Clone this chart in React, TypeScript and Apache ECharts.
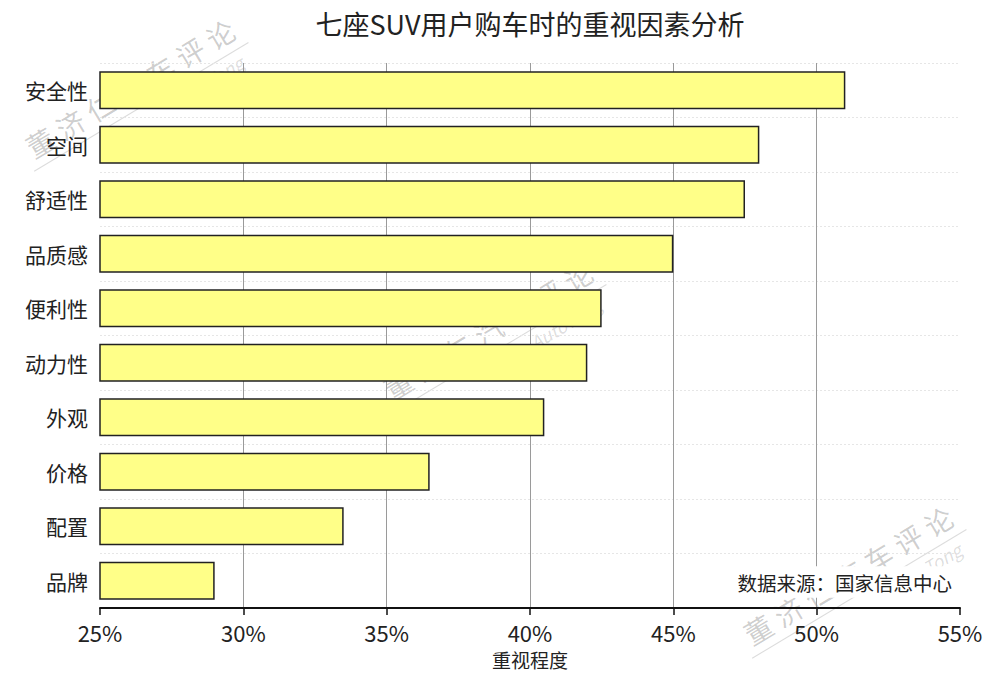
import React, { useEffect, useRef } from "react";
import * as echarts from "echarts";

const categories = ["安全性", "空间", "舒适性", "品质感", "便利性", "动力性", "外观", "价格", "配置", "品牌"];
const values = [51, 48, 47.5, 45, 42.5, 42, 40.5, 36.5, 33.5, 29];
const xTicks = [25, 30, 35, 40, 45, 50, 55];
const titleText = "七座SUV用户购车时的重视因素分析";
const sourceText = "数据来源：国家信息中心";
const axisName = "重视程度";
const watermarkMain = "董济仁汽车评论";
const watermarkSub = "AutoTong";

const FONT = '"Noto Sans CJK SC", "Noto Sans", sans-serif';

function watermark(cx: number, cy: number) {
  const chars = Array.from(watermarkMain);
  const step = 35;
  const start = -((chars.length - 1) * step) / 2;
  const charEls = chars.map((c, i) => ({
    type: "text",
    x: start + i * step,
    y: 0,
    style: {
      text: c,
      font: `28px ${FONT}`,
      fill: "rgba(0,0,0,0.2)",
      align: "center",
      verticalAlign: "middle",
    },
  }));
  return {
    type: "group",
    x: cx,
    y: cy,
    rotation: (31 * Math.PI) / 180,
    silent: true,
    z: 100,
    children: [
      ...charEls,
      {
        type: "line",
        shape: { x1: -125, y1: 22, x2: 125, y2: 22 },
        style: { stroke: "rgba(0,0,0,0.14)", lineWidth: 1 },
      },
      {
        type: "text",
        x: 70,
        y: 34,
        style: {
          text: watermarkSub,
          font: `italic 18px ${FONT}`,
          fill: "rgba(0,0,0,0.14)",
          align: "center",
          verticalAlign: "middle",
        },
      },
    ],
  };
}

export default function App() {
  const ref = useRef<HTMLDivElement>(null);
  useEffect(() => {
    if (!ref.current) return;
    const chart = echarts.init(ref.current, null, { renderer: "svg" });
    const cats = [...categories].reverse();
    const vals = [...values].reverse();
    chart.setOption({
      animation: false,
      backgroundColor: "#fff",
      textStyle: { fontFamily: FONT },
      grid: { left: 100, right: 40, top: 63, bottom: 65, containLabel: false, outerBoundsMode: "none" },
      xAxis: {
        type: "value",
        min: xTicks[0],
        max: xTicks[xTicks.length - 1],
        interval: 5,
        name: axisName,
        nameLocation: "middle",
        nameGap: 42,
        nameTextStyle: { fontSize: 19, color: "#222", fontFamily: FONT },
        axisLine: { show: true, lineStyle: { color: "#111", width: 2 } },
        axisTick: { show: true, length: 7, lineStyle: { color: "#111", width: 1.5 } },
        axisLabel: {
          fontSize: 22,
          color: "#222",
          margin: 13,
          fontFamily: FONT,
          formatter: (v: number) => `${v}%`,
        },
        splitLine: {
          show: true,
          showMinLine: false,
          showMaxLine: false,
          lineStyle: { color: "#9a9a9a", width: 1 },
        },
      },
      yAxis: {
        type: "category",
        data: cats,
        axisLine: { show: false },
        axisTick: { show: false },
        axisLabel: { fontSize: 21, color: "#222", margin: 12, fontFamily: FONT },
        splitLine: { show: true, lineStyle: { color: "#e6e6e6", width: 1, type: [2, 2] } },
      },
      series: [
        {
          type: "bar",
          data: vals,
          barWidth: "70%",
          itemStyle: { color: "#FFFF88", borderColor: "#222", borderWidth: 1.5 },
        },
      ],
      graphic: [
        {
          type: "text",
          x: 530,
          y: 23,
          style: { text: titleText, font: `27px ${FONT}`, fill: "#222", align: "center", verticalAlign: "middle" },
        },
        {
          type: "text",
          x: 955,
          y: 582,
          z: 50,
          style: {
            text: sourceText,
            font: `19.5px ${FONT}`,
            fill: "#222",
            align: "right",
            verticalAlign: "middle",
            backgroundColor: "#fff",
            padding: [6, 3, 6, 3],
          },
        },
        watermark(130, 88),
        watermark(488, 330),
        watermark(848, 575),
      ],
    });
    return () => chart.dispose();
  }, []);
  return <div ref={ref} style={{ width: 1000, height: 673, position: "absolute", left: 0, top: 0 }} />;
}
_____
What you should do: Copy out the listing exactly as it stands, but not the pictures.

Written reply:
Clone this chart in React, TypeScript and Apache ECharts.
import React, { useEffect, useRef } from "react";
import * as echarts from "echarts";

const categories = ["安全性", "空间", "舒适性", "品质感", "便利性", "动力性", "外观", "价格", "配置", "品牌"];
const values = [51, 48, 47.5, 45, 42.5, 42, 40.5, 36.5, 33.5, 29];
const xTicks = [25, 30, 35, 40, 45, 50, 55];
const titleText = "七座SUV用户购车时的重视因素分析";
const sourceText = "数据来源：国家信息中心";
const axisName = "重视程度";
const watermarkMain = "董济仁汽车评论";
const watermarkSub = "AutoTong";

const FONT = '"Noto Sans CJK SC", "Noto Sans", sans-serif';

function watermark(cx: number, cy: number) {
  const chars = Array.from(watermarkMain);
  const step = 35;
  const start = -((chars.length - 1) * step) / 2;
  const charEls = chars.map((c, i) => ({
    type: "text",
    x: start + i * step,
    y: 0,
    style: {
      text: c,
      font: `28px ${FONT}`,
      fill: "rgba(0,0,0,0.2)",
      align: "center",
      verticalAlign: "middle",
    },
  }));
  return {
    type: "group",
    x: cx,
    y: cy,
    rotation: (31 * Math.PI) / 180,
    silent: true,
    z: 100,
    children: [
      ...charEls,
      {
        type: "line",
        shape: { x1: -125, y1: 22, x2: 125, y2: 22 },
        style: { stroke: "rgba(0,0,0,0.14)", lineWidth: 1 },
      },
      {
        type: "text",
        x: 70,
        y: 34,
        style: {
          text: watermarkSub,
          font: `italic 18px ${FONT}`,
          fill: "rgba(0,0,0,0.14)",
          align: "center",
          verticalAlign: "middle",
        },
      },
    ],
  };
}

export default function App() {
  const ref = useRef<HTMLDivElement>(null);
  useEffect(() => {
    if (!ref.current) return;
    const chart = echarts.init(ref.current, null, { renderer: "svg" });
    const cats = [...categories].reverse();
    const vals = [...values].reverse();
    chart.setOption({
      animation: false,
      backgroundColor: "#fff",
      textStyle: { fontFamily: FONT },
      grid: { left: 100, right: 40, top: 63, bottom: 65, containLabel: false, outerBoundsMode: "none" },
      xAxis: {
        type: "value",
        min: xTicks[0],
        max: xTicks[xTicks.length - 1],
        interval: 5,
        name: axisName,
        nameLocation: "middle",
        nameGap: 42,
        nameTextStyle: { fontSize: 19, color: "#222", fontFamily: FONT },
        axisLine: { show: true, lineStyle: { color: "#111", width: 2 } },
        axisTick: { show: true, length: 7, lineStyle: { color: "#111", width: 1.5 } },
        axisLabel: {
          fontSize: 22,
          color: "#222",
          margin: 13,
          fontFamily: FONT,
          formatter: (v: number) => `${v}%`,
        },
        splitLine: {
          show: true,
          showMinLine: false,
          showMaxLine: false,
          lineStyle: { color: "#9a9a9a", width: 1 },
        },
      },
      yAxis: {
        type: "category",
        data: cats,
        axisLine: { show: false },
        axisTick: { show: false },
        axisLabel: { fontSize: 21, color: "#222", margin: 12, fontFamily: FONT },
        splitLine: { show: true, lineStyle: { color: "#e6e6e6", width: 1, type: [2, 2] } },
      },
      series: [
        {
          type: "bar",
          data: vals,
          barWidth: "70%",
          itemStyle: { color: "#FFFF88", borderColor: "#222", borderWidth: 1.5 },
        },
      ],
      graphic: [
        {
          type: "text",
          x: 530,
          y: 23,
          style: { text: titleText, font: `27px ${FONT}`, fill: "#222", align: "center", verticalAlign: "middle" },
        },
        {
          type: "text",
          x: 955,
          y: 582,
          z: 50,
          style: {
            text: sourceText,
            font: `19.5px ${FONT}`,
            fill: "#222",
            align: "right",
            verticalAlign: "middle",
            backgroundColor: "#fff",
            padding: [6, 3, 6, 3],
          },
        },
        watermark(130, 88),
        watermark(488, 330),
        watermark(848, 575),
      ],
    });
    return () => chart.dispose();
  }, []);
  return <div ref={ref} style={{ width: 1000, height: 673, position: "absolute", left: 0, top: 0 }} />;
}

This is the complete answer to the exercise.